→ **Given exercise**
The line containing "const H = 489;" marks the end: extract everything from the first line of the data through that line, exactly, with no pictures.

=== Available data ===

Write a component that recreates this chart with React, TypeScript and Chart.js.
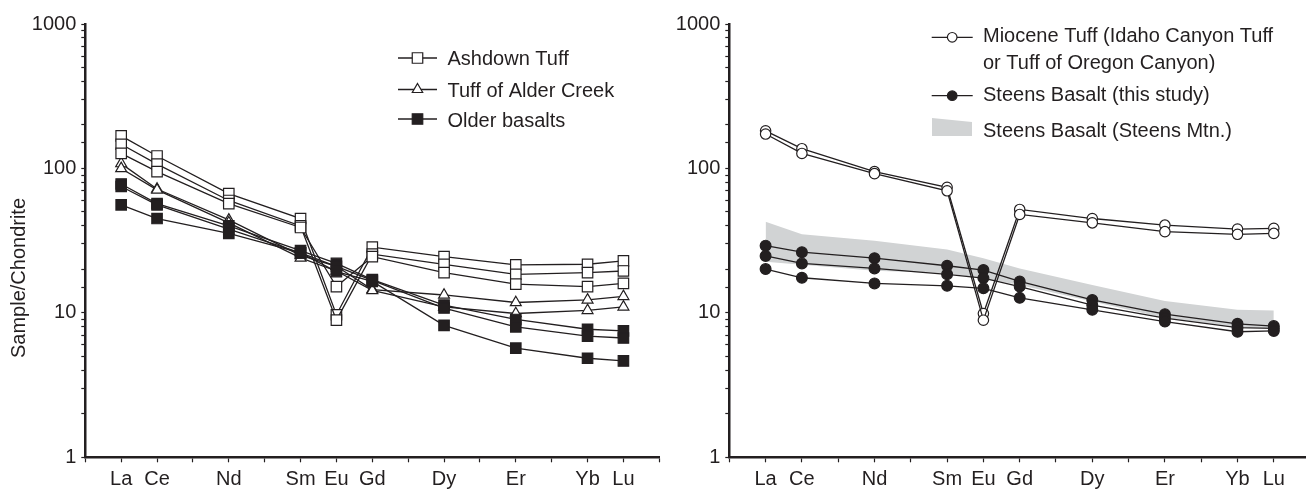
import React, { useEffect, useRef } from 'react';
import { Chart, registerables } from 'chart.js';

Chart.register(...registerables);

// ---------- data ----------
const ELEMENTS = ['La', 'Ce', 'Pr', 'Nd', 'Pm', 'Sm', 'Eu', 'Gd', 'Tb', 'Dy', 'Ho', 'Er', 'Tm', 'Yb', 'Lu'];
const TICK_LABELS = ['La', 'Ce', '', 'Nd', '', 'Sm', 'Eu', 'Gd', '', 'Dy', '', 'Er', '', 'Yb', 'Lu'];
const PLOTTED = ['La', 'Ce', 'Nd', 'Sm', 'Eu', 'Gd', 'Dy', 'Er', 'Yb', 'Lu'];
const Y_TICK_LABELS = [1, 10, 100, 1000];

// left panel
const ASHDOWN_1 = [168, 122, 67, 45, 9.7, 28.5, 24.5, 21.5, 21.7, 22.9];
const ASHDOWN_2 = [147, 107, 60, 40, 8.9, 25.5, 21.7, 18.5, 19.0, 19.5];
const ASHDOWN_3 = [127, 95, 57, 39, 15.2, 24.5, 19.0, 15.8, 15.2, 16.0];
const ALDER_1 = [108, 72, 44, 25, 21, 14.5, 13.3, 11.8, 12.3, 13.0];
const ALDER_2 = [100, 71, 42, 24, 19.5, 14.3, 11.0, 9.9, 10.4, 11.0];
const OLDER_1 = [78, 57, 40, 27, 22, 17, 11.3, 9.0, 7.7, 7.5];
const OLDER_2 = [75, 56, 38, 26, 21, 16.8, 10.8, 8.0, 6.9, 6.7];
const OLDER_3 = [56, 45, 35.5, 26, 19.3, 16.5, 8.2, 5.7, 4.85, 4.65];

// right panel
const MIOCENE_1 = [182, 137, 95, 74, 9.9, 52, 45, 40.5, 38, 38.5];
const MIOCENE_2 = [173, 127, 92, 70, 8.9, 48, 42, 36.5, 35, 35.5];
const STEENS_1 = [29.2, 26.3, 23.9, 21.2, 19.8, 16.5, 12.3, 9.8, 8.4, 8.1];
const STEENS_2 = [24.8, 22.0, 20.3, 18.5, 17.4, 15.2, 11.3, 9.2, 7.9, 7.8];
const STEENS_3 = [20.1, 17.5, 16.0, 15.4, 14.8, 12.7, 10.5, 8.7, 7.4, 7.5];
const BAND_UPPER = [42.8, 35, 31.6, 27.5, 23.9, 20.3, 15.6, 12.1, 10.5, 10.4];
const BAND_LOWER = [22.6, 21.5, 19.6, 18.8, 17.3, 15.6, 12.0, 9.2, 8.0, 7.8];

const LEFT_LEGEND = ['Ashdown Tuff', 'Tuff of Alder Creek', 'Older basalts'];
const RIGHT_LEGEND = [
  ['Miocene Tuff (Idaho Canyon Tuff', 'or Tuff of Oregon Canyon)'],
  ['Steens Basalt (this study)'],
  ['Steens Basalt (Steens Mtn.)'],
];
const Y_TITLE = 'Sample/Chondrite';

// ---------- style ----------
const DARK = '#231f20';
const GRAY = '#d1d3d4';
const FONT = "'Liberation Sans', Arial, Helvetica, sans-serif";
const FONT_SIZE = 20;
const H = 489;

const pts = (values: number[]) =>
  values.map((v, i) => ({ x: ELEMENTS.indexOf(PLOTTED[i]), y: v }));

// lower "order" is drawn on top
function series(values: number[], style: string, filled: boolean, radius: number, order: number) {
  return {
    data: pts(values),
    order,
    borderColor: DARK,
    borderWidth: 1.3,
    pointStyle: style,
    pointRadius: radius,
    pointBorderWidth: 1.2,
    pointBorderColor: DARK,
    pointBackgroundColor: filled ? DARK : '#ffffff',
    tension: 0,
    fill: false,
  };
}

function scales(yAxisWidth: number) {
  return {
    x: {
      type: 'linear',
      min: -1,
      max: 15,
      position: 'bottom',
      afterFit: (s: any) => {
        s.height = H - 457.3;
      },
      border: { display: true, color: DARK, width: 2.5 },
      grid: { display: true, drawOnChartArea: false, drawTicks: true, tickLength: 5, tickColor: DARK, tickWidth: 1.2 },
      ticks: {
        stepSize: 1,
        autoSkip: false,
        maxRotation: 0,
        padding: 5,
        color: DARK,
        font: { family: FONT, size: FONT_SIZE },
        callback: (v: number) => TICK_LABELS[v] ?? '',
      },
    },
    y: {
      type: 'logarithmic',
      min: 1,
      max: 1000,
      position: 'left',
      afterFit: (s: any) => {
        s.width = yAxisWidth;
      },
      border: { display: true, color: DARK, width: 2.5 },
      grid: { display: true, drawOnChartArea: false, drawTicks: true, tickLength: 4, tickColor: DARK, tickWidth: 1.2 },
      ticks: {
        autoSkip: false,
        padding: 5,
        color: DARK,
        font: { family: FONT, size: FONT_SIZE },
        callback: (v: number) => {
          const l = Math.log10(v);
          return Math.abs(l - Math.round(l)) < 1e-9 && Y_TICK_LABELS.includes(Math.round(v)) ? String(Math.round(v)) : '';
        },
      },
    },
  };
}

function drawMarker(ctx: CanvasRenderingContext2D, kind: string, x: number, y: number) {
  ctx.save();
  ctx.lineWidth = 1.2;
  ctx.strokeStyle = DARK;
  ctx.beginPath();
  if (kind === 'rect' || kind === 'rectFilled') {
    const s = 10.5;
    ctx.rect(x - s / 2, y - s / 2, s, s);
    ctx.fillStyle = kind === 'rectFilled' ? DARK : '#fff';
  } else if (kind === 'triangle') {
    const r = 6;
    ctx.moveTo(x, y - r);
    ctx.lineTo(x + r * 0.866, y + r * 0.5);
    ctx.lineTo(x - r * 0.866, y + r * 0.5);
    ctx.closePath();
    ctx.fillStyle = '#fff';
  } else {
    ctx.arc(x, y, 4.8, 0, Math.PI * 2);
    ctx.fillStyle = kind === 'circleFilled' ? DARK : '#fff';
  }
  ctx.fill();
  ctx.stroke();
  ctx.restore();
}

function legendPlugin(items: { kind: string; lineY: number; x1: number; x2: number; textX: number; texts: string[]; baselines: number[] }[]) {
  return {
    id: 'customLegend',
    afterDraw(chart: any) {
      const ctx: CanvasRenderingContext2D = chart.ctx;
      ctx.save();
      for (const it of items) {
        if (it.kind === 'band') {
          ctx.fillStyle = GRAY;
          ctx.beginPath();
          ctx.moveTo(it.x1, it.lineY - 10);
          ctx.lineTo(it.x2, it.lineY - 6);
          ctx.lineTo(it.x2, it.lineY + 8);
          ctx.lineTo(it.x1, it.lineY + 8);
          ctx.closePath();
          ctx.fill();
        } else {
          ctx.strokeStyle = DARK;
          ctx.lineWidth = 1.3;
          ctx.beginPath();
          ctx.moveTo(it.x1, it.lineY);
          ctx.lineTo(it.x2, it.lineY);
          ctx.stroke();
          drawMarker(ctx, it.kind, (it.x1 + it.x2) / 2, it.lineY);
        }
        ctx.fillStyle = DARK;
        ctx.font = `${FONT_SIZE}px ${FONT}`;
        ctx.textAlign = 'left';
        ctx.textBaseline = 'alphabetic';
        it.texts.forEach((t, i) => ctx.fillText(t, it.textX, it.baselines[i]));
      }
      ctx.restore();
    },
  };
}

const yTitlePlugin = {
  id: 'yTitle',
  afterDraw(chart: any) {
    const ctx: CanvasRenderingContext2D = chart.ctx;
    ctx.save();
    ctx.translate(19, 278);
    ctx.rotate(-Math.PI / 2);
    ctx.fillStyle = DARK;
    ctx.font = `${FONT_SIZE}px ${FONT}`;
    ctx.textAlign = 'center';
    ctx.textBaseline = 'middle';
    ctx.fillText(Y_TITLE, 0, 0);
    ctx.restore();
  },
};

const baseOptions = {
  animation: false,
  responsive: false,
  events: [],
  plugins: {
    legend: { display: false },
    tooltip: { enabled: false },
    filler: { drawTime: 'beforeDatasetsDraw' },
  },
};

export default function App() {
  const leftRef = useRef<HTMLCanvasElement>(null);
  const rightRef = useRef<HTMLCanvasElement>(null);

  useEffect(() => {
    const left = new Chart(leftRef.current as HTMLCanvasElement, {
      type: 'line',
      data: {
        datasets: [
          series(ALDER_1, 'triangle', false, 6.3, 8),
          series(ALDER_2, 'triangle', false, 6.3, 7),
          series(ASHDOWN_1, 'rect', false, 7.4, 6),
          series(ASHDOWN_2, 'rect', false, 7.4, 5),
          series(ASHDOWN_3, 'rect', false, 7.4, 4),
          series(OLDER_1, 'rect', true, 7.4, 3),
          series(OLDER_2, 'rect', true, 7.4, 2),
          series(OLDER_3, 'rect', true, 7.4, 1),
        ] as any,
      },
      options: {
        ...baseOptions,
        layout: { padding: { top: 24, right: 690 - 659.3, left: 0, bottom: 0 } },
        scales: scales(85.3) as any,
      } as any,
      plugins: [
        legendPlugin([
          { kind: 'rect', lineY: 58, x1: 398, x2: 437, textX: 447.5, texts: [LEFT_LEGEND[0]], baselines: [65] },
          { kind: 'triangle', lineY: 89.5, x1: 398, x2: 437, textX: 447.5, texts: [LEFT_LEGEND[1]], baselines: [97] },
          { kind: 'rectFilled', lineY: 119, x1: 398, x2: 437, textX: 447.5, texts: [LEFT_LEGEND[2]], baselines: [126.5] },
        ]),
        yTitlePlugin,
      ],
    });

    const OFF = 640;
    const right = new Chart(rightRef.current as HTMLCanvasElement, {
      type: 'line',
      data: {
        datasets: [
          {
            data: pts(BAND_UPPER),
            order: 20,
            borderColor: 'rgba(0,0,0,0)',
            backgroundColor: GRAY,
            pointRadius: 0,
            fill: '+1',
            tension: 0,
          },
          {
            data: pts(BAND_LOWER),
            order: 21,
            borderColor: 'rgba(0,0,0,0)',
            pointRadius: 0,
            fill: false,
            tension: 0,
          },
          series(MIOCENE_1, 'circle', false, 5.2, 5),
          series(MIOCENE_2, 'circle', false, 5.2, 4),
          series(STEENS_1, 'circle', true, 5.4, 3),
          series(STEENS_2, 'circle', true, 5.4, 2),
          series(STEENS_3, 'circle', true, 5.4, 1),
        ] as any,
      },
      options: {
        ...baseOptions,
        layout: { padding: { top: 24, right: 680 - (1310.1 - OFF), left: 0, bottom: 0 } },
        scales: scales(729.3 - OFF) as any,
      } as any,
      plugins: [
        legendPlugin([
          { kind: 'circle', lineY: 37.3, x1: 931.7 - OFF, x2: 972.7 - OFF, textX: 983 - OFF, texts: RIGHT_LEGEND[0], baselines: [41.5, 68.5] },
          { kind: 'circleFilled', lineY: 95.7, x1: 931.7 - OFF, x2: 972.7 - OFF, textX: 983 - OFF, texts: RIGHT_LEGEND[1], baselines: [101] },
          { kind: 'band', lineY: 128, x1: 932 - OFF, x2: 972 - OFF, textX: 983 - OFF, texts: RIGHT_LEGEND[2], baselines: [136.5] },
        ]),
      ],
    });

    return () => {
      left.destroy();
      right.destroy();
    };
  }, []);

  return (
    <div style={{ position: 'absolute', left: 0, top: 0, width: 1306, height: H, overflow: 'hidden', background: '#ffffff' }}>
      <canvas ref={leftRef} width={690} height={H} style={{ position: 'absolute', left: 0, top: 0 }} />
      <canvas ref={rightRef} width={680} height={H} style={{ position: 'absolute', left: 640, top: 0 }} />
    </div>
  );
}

===

→ **Result of this exercise**
Write a component that recreates this chart with React, TypeScript and Chart.js.
import React, { useEffect, useRef } from 'react';
import { Chart, registerables } from 'chart.js';

Chart.register(...registerables);

// ---------- data ----------
const ELEMENTS = ['La', 'Ce', 'Pr', 'Nd', 'Pm', 'Sm', 'Eu', 'Gd', 'Tb', 'Dy', 'Ho', 'Er', 'Tm', 'Yb', 'Lu'];
const TICK_LABELS = ['La', 'Ce', '', 'Nd', '', 'Sm', 'Eu', 'Gd', '', 'Dy', '', 'Er', '', 'Yb', 'Lu'];
const PLOTTED = ['La', 'Ce', 'Nd', 'Sm', 'Eu', 'Gd', 'Dy', 'Er', 'Yb', 'Lu'];
const Y_TICK_LABELS = [1, 10, 100, 1000];

// left panel
const ASHDOWN_1 = [168, 122, 67, 45, 9.7, 28.5, 24.5, 21.5, 21.7, 22.9];
const ASHDOWN_2 = [147, 107, 60, 40, 8.9, 25.5, 21.7, 18.5, 19.0, 19.5];
const ASHDOWN_3 = [127, 95, 57, 39, 15.2, 24.5, 19.0, 15.8, 15.2, 16.0];
const ALDER_1 = [108, 72, 44, 25, 21, 14.5, 13.3, 11.8, 12.3, 13.0];
const ALDER_2 = [100, 71, 42, 24, 19.5, 14.3, 11.0, 9.9, 10.4, 11.0];
const OLDER_1 = [78, 57, 40, 27, 22, 17, 11.3, 9.0, 7.7, 7.5];
const OLDER_2 = [75, 56, 38, 26, 21, 16.8, 10.8, 8.0, 6.9, 6.7];
const OLDER_3 = [56, 45, 35.5, 26, 19.3, 16.5, 8.2, 5.7, 4.85, 4.65];

// right panel
const MIOCENE_1 = [182, 137, 95, 74, 9.9, 52, 45, 40.5, 38, 38.5];
const MIOCENE_2 = [173, 127, 92, 70, 8.9, 48, 42, 36.5, 35, 35.5];
const STEENS_1 = [29.2, 26.3, 23.9, 21.2, 19.8, 16.5, 12.3, 9.8, 8.4, 8.1];
const STEENS_2 = [24.8, 22.0, 20.3, 18.5, 17.4, 15.2, 11.3, 9.2, 7.9, 7.8];
const STEENS_3 = [20.1, 17.5, 16.0, 15.4, 14.8, 12.7, 10.5, 8.7, 7.4, 7.5];
const BAND_UPPER = [42.8, 35, 31.6, 27.5, 23.9, 20.3, 15.6, 12.1, 10.5, 10.4];
const BAND_LOWER = [22.6, 21.5, 19.6, 18.8, 17.3, 15.6, 12.0, 9.2, 8.0, 7.8];

const LEFT_LEGEND = ['Ashdown Tuff', 'Tuff of Alder Creek', 'Older basalts'];
const RIGHT_LEGEND = [
  ['Miocene Tuff (Idaho Canyon Tuff', 'or Tuff of Oregon Canyon)'],
  ['Steens Basalt (this study)'],
  ['Steens Basalt (Steens Mtn.)'],
];
const Y_TITLE = 'Sample/Chondrite';

// ---------- style ----------
const DARK = '#231f20';
const GRAY = '#d1d3d4';
const FONT = "'Liberation Sans', Arial, Helvetica, sans-serif";
const FONT_SIZE = 20;
const H = 489;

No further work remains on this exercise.